* [Task description]:
Transcribe every line from the top down to the line with "leader_anchor_pct = [17.9, 20.0, 22.0, 24.0]", both ends included, but not the pictures.

++++++++++

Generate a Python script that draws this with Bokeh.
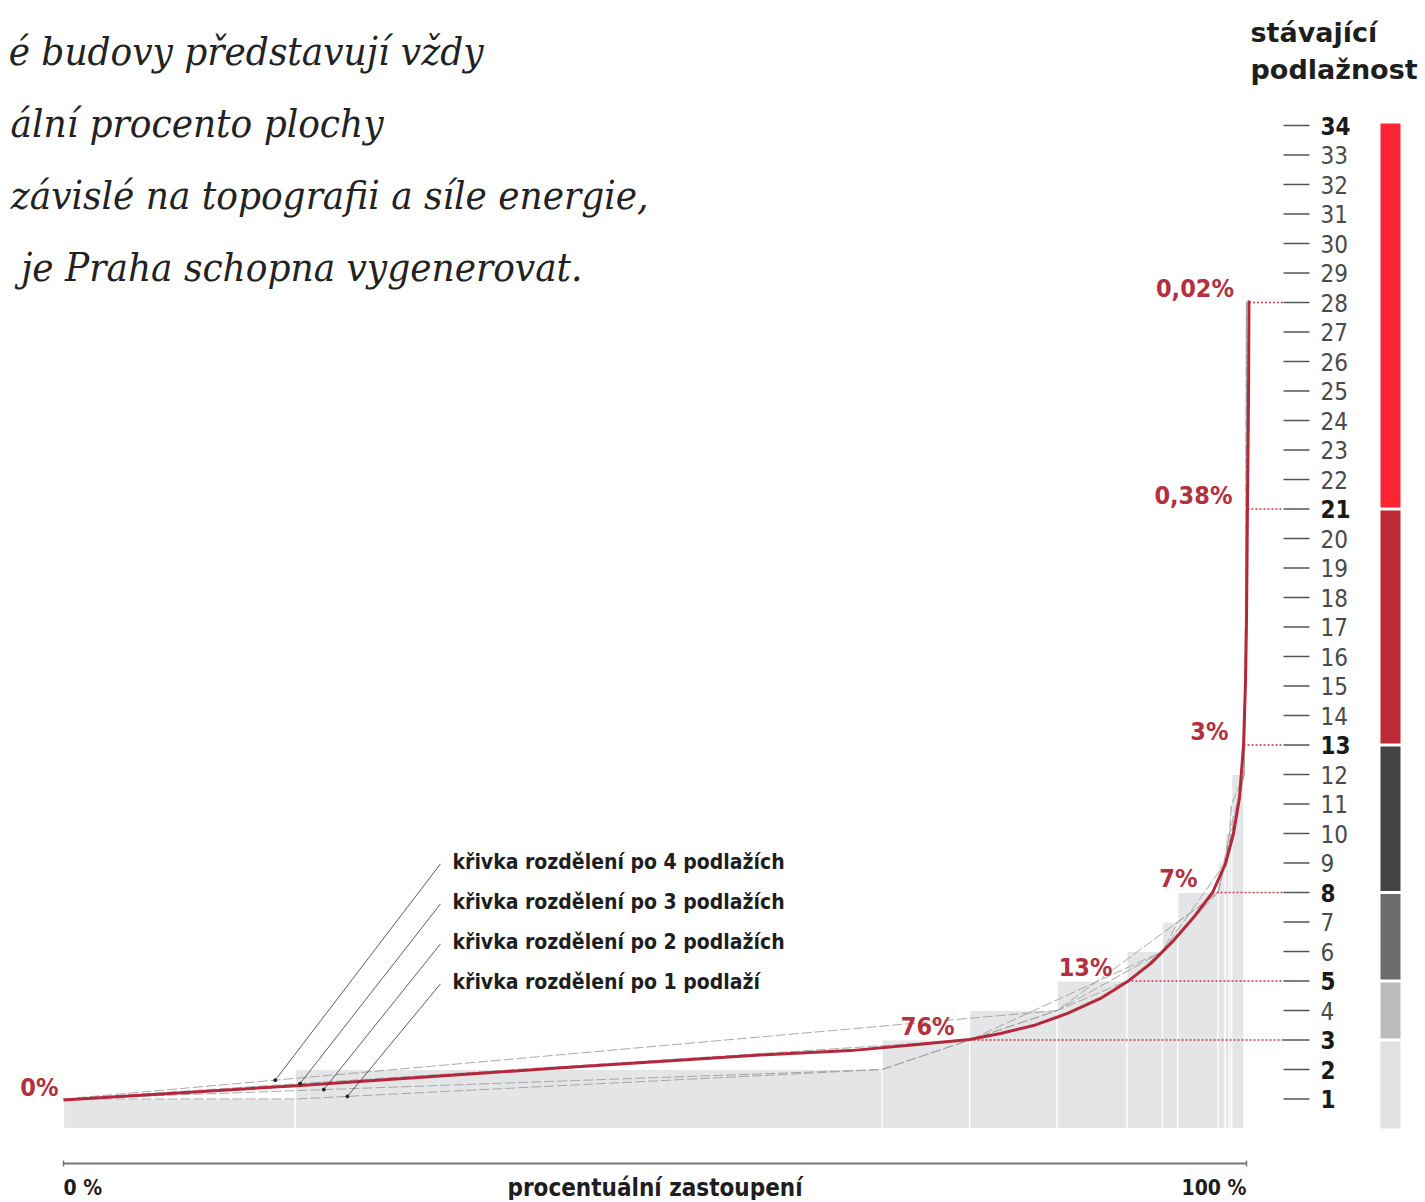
import numpy as np
from bokeh.plotting import figure
from bokeh.models import Range1d, ColumnDataSource
from bokeh.core.properties import value
from bokeh.embed import file_html
from bokeh.resources import INLINE

# ---------------- data ----------------
floors = list(range(1, 29))
# share of built area (percent) by number of floors
floor_share_pct = [19.6, 49.6, 7.4, 7.4, 5.9, 3.0, 1.3, 3.4, 0.6, 0.35, 0.2, 1.05, 0.05,
                   0.015, 0.015, 0.015, 0.015, 0.015, 0.015, 0.015, 0.015,
                   0.004, 0.004, 0.004, 0.004, 0.004, 0.004, 0.004]

# smooth red distribution curve (cumulative percent, floors)
curve_pct = [0.0, 20.03, 41.17, 59.76, 66.53, 72.19, 76.59, 79.21, 82.0, 84.87, 87.66,
             89.94, 91.89, 93.83, 95.52, 97.13, 98.23, 98.9, 99.41, 99.75, 99.92,
             100.0, 100.08, 100.17, 100.21]
curve_floor = [0.97, 1.46, 2.03, 2.51, 2.64, 2.85, 3.02, 3.22, 3.49, 3.90, 4.41,
               4.98, 5.59, 6.37, 7.15, 8.0, 8.98, 10.0, 11.22, 13.0, 15.19,
               17.22, 21.0, 24.7, 28.07]

# group boundaries (Fibonacci) with group shares
group_floor_top = [3, 5, 8, 13, 21, 28]
group_curve_pct = [76.59, 89.94, 97.13, 99.75, 100.08, 100.21]
group_labels = ["76%", "13%", "7%", "3%", "0,38%", "0,02%"]
start_label = "0%"

band_lo = [0, 3, 5, 8, 13, 21]
band_hi = [3, 5, 8, 13, 21, 34]
band_colors = ["#e1e1e1", "#bcbcbc", "#6d6d6d", "#444444", "#be2a33", "#fa2433"]

tick_floors = list(range(1, 35))
bold_floors = [1, 2, 3, 5, 8, 13, 21, 34]

curve_steps = [4, 3, 2, 1]
curve_names = ["křivka rozdělení po 4 podlažích",
               "křivka rozdělení po 3 podlažích",
               "křivka rozdělení po 2 podlažích",
               "křivka rozdělení po 1 podlaží"]
leader_anchor_pct = [17.9, 20.0, 22.0, 24.0]

title_lines = ["stávající", "podlažnost"]
intro_lines = ["é budovy představují vždy",
               "ální procento plochy",
               "závislé na topografii a síle energie,",
               "je Praha schopna vygenerovat."]
axis_labels = ["0 %", "procentuální zastoupení", "100 %"]

# ---------------- layout ----------------
W, H = 1420, 1200
PX_PCT = 11.83      # pixels per percent
PX_FLOOR = 29.5     # pixels per floor
X0 = 63             # canvas px of 0 %
Y0 = 1128           # canvas px of floor 0

def px_to_pct(x):
    return (x - X0) / PX_PCT

def py_to_floor(y):
    return (Y0 - y) / PX_FLOOR

p = figure(width=W, height=H,
           x_range=Range1d(-X0 / PX_PCT, (W - X0) / PX_PCT),
           y_range=Range1d(-(H - Y0) / PX_FLOOR, Y0 / PX_FLOOR),
           output_backend="svg", toolbar_location=None,
           x_axis_type=None, y_axis_type=None, min_border=0)
p.grid.visible = False
p.outline_line_color = None
p.background_fill_color = "white"
p.border_fill_color = "white"

SANS = value("DejaVu Sans Condensed")
SANS_W = value("DejaVu Sans")
SERIF = value("DejaVu Serif Condensed")
RED_TXT = "#b2303f"

# ---------------- bars ----------------
share = np.array(floor_share_pct)
cum = np.cumsum(share)
left = np.concatenate([[0.0], cum[:-1]])
p.quad(left=left, right=cum, bottom=0, top=floors,
       fill_color="#e4e5e6", line_color="white", line_width=1.2)

# ---------------- grey step curves ----------------
def step_curve(s):
    ks = list(range(s, floors[-1] + 1, s))
    if ks[-1] != floors[-1]:
        ks.append(floors[-1])
    xs = [0.0] + [float(cum[k - 1]) for k in ks]
    ys = [1] + ks
    return xs, ys

for s in curve_steps:
    xs, ys = step_curve(s)
    p.line(xs, ys, line_color="#a0a0a0", line_width=1, line_dash="10 3", line_alpha=0.9)

# ---------------- dotted guides ----------------
tick_x0, tick_x1 = px_to_pct(1283), px_to_pct(1309)
p.segment(x0=group_curve_pct, y0=group_floor_top,
          x1=[tick_x0] * len(group_floor_top), y1=group_floor_top,
          line_color="#c23a45", line_width=1.5, line_dash="2 2")

# ---------------- red curve ----------------
p.line(curve_pct, curve_floor, line_color="#b5283b", line_width=3, line_join="round")

# group labels
p.text(x=group_curve_pct, y=group_floor_top, text=group_labels,
       x_offset=-15, y_offset=-14, text_align="right", text_baseline="middle",
       text_color=RED_TXT, text_font=SANS, text_font_size="25px", text_font_style="bold")
p.text(x=[0], y=[1], text=[start_label], x_offset=-5, y_offset=-12,
       text_align="right", text_baseline="middle",
       text_color=RED_TXT, text_font=SANS, text_font_size="25px", text_font_style="bold")

# ---------------- curve legend with leaders ----------------
name_y = [py_to_floor(v) for v in (861, 901, 941, 981)]
anchor_y = []
for s, a in zip(curve_steps, leader_anchor_pct):
    xs, ys = step_curve(s)
    anchor_y.append(float(np.interp(a, xs, ys)))
lead_x = px_to_pct(440)
p.segment(x0=[lead_x] * 4, y0=[y - 0.08 for y in name_y], x1=leader_anchor_pct, y1=anchor_y,
          line_color="#333333", line_width=0.8)
p.scatter(leader_anchor_pct, anchor_y, size=3, color="#222222")
p.text(x=[px_to_pct(452)] * 4, y=name_y, text=curve_names, text_align="left",
       text_baseline="middle", text_color="#1e1e1e", text_font=SANS,
       text_font_size="21px", text_font_style="bold")

# ---------------- right scale ----------------
p.segment(x0=[tick_x0] * len(tick_floors), x1=[tick_x1] * len(tick_floors),
          y0=tick_floors, y1=tick_floors, line_color="#555555", line_width=1.5)
tick_src = ColumnDataSource(dict(
    x=[px_to_pct(1320)] * len(tick_floors), y=tick_floors,
    t=[str(f) for f in tick_floors],
    fs=["bold" if f in bold_floors else "normal" for f in tick_floors],
    tc=["#1a1a1a" if f in bold_floors else "#4a4a4a" for f in tick_floors]))
p.text(x="x", y="y", text="t", source=tick_src, text_font_style="fs", text_color="tc",
       text_align="left", text_baseline="middle", text_font=SANS, text_font_size="24px")

gap = 1.5 / PX_FLOOR
p.quad(left=px_to_pct(1380), right=px_to_pct(1400),
       bottom=[lo + (gap if lo > 0 else 0) for lo in band_lo],
       top=[hi - gap if hi < band_hi[-1] else hi + 0.07 for hi in band_hi],
       fill_color=band_colors, line_color=None)

p.text(x=[px_to_pct(1250)] * 2, y=[py_to_floor(32), py_to_floor(69)], text=title_lines,
       text_align="left", text_baseline="middle", text_color="#1e1e1e",
       text_font=SANS_W, text_font_size="27px", text_font_style="bold")

# ---------------- intro text (cropped on the left) ----------------
p.text(x=[px_to_pct(v) for v in (483, 383, 648, 582)],
       y=[py_to_floor(v) for v in (50, 122, 194, 266)],
       text=intro_lines, text_align="right", text_baseline="middle",
       text_color="#222222", text_font=SERIF, text_font_size="40px",
       text_font_style="italic")

# ---------------- x axis ----------------
ay = py_to_floor(1163)
p.segment(x0=[0], y0=[ay], x1=[100], y1=[ay], line_color="#777777", line_width=2)
p.segment(x0=[0, 100], y0=[ay - 0.1] * 2, x1=[0, 100], y1=[ay + 0.1] * 2,
          line_color="#777777", line_width=1.5)
ly = py_to_floor(1187)
p.text(x=[0], y=[ly], text=[axis_labels[0]], text_align="left", text_baseline="middle",
       text_color="#1e1e1e", text_font=SANS, text_font_size="21px", text_font_style="bold")
p.text(x=[50], y=[ly], text=[axis_labels[1]], text_align="center", text_baseline="middle",
       text_color="#1e1e1e", text_font=SANS, text_font_size="24px", text_font_style="bold")
p.text(x=[100], y=[ly], text=[axis_labels[2]], text_align="right", text_baseline="middle",
       text_color="#1e1e1e", text_font=SANS, text_font_size="21px", text_font_style="bold")

open("out.html", "w").write(file_html(p, INLINE))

++++++++++

* [Task answer]:
Generate a Python script that draws this with Bokeh.
import numpy as np
from bokeh.plotting import figure
from bokeh.models import Range1d, ColumnDataSource
from bokeh.core.properties import value
from bokeh.embed import file_html
from bokeh.resources import INLINE

# ---------------- data ----------------
floors = list(range(1, 29))
# share of built area (percent) by number of floors
floor_share_pct = [19.6, 49.6, 7.4, 7.4, 5.9, 3.0, 1.3, 3.4, 0.6, 0.35, 0.2, 1.05, 0.05,
                   0.015, 0.015, 0.015, 0.015, 0.015, 0.015, 0.015, 0.015,
                   0.004, 0.004, 0.004, 0.004, 0.004, 0.004, 0.004]

# smooth red distribution curve (cumulative percent, floors)
curve_pct = [0.0, 20.03, 41.17, 59.76, 66.53, 72.19, 76.59, 79.21, 82.0, 84.87, 87.66,
             89.94, 91.89, 93.83, 95.52, 97.13, 98.23, 98.9, 99.41, 99.75, 99.92,
             100.0, 100.08, 100.17, 100.21]
curve_floor = [0.97, 1.46, 2.03, 2.51, 2.64, 2.85, 3.02, 3.22, 3.49, 3.90, 4.41,
               4.98, 5.59, 6.37, 7.15, 8.0, 8.98, 10.0, 11.22, 13.0, 15.19,
               17.22, 21.0, 24.7, 28.07]

# group boundaries (Fibonacci) with group shares
group_floor_top = [3, 5, 8, 13, 21, 28]
group_curve_pct = [76.59, 89.94, 97.13, 99.75, 100.08, 100.21]
group_labels = ["76%", "13%", "7%", "3%", "0,38%", "0,02%"]
start_label = "0%"

band_lo = [0, 3, 5, 8, 13, 21]
band_hi = [3, 5, 8, 13, 21, 34]
band_colors = ["#e1e1e1", "#bcbcbc", "#6d6d6d", "#444444", "#be2a33", "#fa2433"]

tick_floors = list(range(1, 35))
bold_floors = [1, 2, 3, 5, 8, 13, 21, 34]

curve_steps = [4, 3, 2, 1]
curve_names = ["křivka rozdělení po 4 podlažích",
               "křivka rozdělení po 3 podlažích",
               "křivka rozdělení po 2 podlažích",
               "křivka rozdělení po 1 podlaží"]
leader_anchor_pct = [17.9, 20.0, 22.0, 24.0]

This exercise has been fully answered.